Slowly pour in warm water to partially cover the candy canes.
Invite participants to watch what happens.
While little learners watch the colors in the water spread during the experiment, slip in a few snowflake facts from the list below.
Ten Fast Facts About Snowflakes
- Snowflakes are made of many snow crystals that are stuck together.
- The six-sided flakes come in symmetrical, hexagonal shapes.
- About 200 ice crystals make up one snowflake.
- There are six basic types of snowflakes.
- Combinations of these types make 35 recognizable snowflake designs.
- A snowflake’s shape is determined by the temperature and amount of moisture in the air when it was formed.
- Snowflakes range in size, from teeny tiny to penny-sized.
- Because they reflect light, snowflakes appear white. But they are actually translucent.
- Every second, billions of snowflakes float down to earth.
- Snowflakes fall at 3- 4 miles per hour or about 5 – 6.5 km per hour.
Early learners may wish to have a little taste of the resulting blue liquid. Unlike the strong mint taste of the Christmas candies, the blue water has a pleasant berry flavor.
Tip: If you have other candy cane colors available rather than blue striped ones, use them in the experiment instead. Snowflakes look beautiful in all colors!
Blue Candy Cane Heart Experiment
For a simpler but equally striking version, form two candy canes into a heart shape on the plate. When water is slowly added, little learners will notice a different color pattern developing.
The Science Behind The Color Movement
The candy canes are made of sugar. The water breaks the sugar molecules apart. Then the food colors move through the water away from areas of higher sugar concentration (near the candy) to areas with less sugar. When the sugar concentration is the same in all areas, the colors stop moving.
Blue Candy Cane Sensory Tube
If you have broken candy canes saved that weren’t suitable to display or hand out over the holidays, use them in a sensory tube.
To make the winter-themed tube above, freeze ice cubes and add them to a clear tube with a wide mouth.
Next, sprinkle in blue and white foam and gem snowflakes.
Gently drop in blue-striped candy cane pieces.

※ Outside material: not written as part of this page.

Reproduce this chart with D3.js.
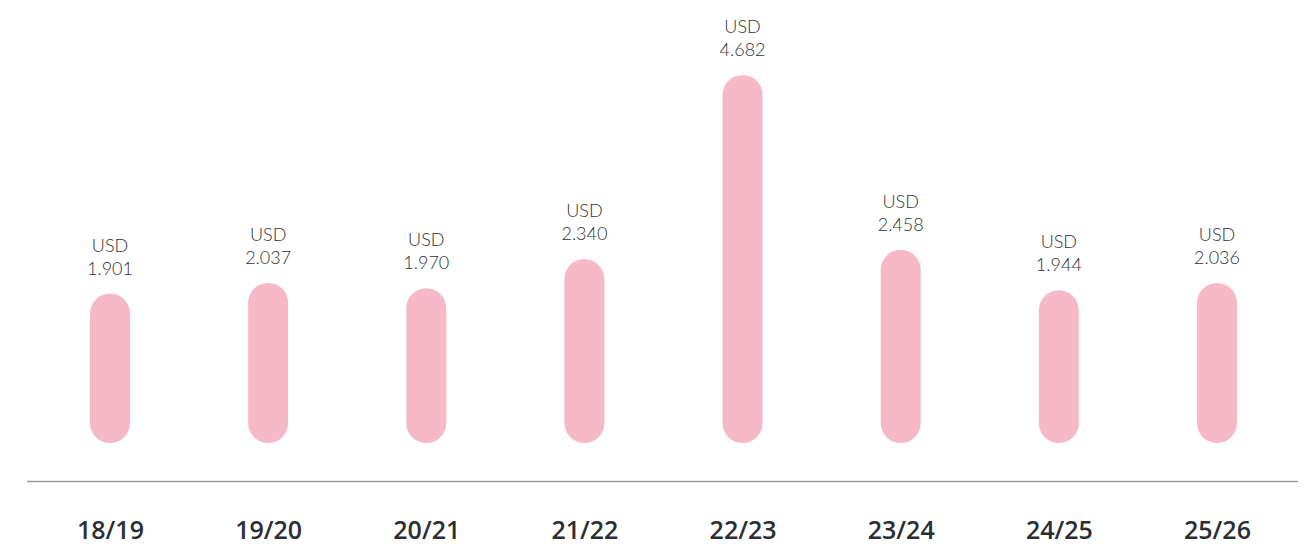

Then fill the sensory tube with cool water and tightly screw on the lid.
Invite little learners to play with the tube.
Because the water in the tube is cool, it changes color at a slower pace than in the snowflake and heart versions of the experiment.
Float and sink experimentation happens naturally with this candy cane tube. The snowflake gems and candy cane pieces sink to the bottom and hang out there, while the foam shapes congregate at the top.